* [Provided data]:
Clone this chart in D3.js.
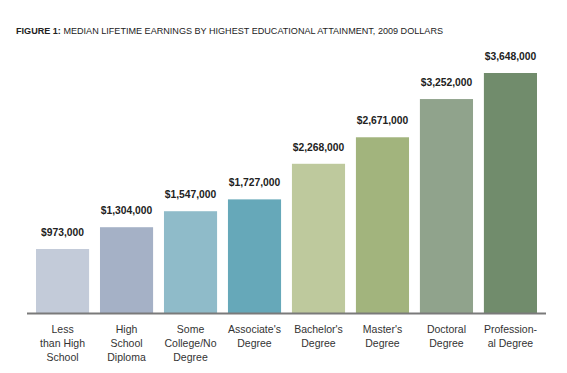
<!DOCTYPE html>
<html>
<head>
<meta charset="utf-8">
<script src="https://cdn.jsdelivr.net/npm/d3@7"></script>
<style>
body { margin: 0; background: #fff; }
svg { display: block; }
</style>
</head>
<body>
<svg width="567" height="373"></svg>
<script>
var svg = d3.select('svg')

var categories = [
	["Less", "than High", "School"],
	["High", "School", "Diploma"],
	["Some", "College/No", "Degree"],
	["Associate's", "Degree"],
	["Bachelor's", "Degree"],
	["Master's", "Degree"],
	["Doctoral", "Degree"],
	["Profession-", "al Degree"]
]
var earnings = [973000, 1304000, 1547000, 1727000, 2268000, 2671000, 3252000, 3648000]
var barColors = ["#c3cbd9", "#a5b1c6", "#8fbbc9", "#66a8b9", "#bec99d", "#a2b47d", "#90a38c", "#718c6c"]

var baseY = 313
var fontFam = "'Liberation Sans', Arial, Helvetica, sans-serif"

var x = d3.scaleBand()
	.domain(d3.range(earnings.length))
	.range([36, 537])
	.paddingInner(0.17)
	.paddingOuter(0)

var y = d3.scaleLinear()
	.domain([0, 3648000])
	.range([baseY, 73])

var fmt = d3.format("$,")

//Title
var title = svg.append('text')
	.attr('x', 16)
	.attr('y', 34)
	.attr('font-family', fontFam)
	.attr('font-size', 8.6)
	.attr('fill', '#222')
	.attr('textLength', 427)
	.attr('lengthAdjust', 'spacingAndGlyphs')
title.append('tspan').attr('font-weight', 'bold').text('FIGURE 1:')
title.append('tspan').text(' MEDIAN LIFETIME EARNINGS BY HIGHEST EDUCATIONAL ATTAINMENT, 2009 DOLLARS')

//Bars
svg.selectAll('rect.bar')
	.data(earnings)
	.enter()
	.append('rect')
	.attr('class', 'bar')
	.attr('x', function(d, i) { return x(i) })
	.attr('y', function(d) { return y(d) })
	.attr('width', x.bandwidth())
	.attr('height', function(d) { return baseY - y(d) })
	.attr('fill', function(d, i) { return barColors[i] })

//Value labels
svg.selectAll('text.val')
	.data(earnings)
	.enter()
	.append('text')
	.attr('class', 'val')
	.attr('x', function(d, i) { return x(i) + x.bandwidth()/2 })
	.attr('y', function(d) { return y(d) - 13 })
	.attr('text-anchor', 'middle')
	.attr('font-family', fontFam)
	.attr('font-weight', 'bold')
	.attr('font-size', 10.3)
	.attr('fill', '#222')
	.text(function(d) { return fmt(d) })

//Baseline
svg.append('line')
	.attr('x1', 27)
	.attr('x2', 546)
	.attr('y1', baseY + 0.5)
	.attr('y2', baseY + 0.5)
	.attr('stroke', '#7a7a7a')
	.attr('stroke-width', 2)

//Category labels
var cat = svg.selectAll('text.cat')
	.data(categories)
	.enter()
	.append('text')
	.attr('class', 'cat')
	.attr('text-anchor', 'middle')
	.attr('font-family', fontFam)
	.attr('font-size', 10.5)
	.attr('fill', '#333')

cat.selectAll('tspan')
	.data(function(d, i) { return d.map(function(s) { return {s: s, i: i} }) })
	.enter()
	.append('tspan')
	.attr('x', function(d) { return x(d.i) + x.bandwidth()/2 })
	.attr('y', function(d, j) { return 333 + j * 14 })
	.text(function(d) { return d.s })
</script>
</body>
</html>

* [Aim]:
Every line should be retyped exactly, with the pictures omitted.

* [Solution below]:
Clone this chart in D3.js.
<!DOCTYPE html>
<html>
<head>
<meta charset="utf-8">
<script src="https://cdn.jsdelivr.net/npm/d3@7"></script>
<style>
body { margin: 0; background: #fff; }
svg { display: block; }
</style>
</head>
<body>
<svg width="567" height="373"></svg>
<script>
var svg = d3.select('svg')

var categories = [
	["Less", "than High", "School"],
	["High", "School", "Diploma"],
	["Some", "College/No", "Degree"],
	["Associate's", "Degree"],
	["Bachelor's", "Degree"],
	["Master's", "Degree"],
	["Doctoral", "Degree"],
	["Profession-", "al Degree"]
]
var earnings = [973000, 1304000, 1547000, 1727000, 2268000, 2671000, 3252000, 3648000]
var barColors = ["#c3cbd9", "#a5b1c6", "#8fbbc9", "#66a8b9", "#bec99d", "#a2b47d", "#90a38c", "#718c6c"]

var baseY = 313
var fontFam = "'Liberation Sans', Arial, Helvetica, sans-serif"

var x = d3.scaleBand()
	.domain(d3.range(earnings.length))
	.range([36, 537])
	.paddingInner(0.17)
	.paddingOuter(0)

var y = d3.scaleLinear()
	.domain([0, 3648000])
	.range([baseY, 73])

var fmt = d3.format("$,")

//Title
var title = svg.append('text')
	.attr('x', 16)
	.attr('y', 34)
	.attr('font-family', fontFam)
	.attr('font-size', 8.6)
	.attr('fill', '#222')
	.attr('textLength', 427)
	.attr('lengthAdjust', 'spacingAndGlyphs')
title.append('tspan').attr('font-weight', 'bold').text('FIGURE 1:')
title.append('tspan').text(' MEDIAN LIFETIME EARNINGS BY HIGHEST EDUCATIONAL ATTAINMENT, 2009 DOLLARS')

//Bars
svg.selectAll('rect.bar')
	.data(earnings)
	.enter()
	.append('rect')
	.attr('class', 'bar')
	.attr('x', function(d, i) { return x(i) })
	.attr('y', function(d) { return y(d) })
	.attr('width', x.bandwidth())
	.attr('height', function(d) { return baseY - y(d) })
	.attr('fill', function(d, i) { return barColors[i] })

//Value labels
svg.selectAll('text.val')
	.data(earnings)
	.enter()
	.append('text')
	.attr('class', 'val')
	.attr('x', function(d, i) { return x(i) + x.bandwidth()/2 })
	.attr('y', function(d) { return y(d) - 13 })
	.attr('text-anchor', 'middle')
	.attr('font-family', fontFam)
	.attr('font-weight', 'bold')
	.attr('font-size', 10.3)
	.attr('fill', '#222')
	.text(function(d) { return fmt(d) })

//Baseline
svg.append('line')
	.attr('x1', 27)
	.attr('x2', 546)
	.attr('y1', baseY + 0.5)
	.attr('y2', baseY + 0.5)
	.attr('stroke', '#7a7a7a')
	.attr('stroke-width', 2)

//Category labels
var cat = svg.selectAll('text.cat')
	.data(categories)
	.enter()
	.append('text')
	.attr('class', 'cat')
	.attr('text-anchor', 'middle')
	.attr('font-family', fontFam)
	.attr('font-size', 10.5)
	.attr('fill', '#333')

cat.selectAll('tspan')
	.data(function(d, i) { return d.map(function(s) { return {s: s, i: i} }) })
	.enter()
	.append('tspan')
	.attr('x', function(d) { return x(d.i) + x.bandwidth()/2 })
	.attr('y', function(d, j) { return 333 + j * 14 })
	.text(function(d) { return d.s })
</script>
</body>
</html>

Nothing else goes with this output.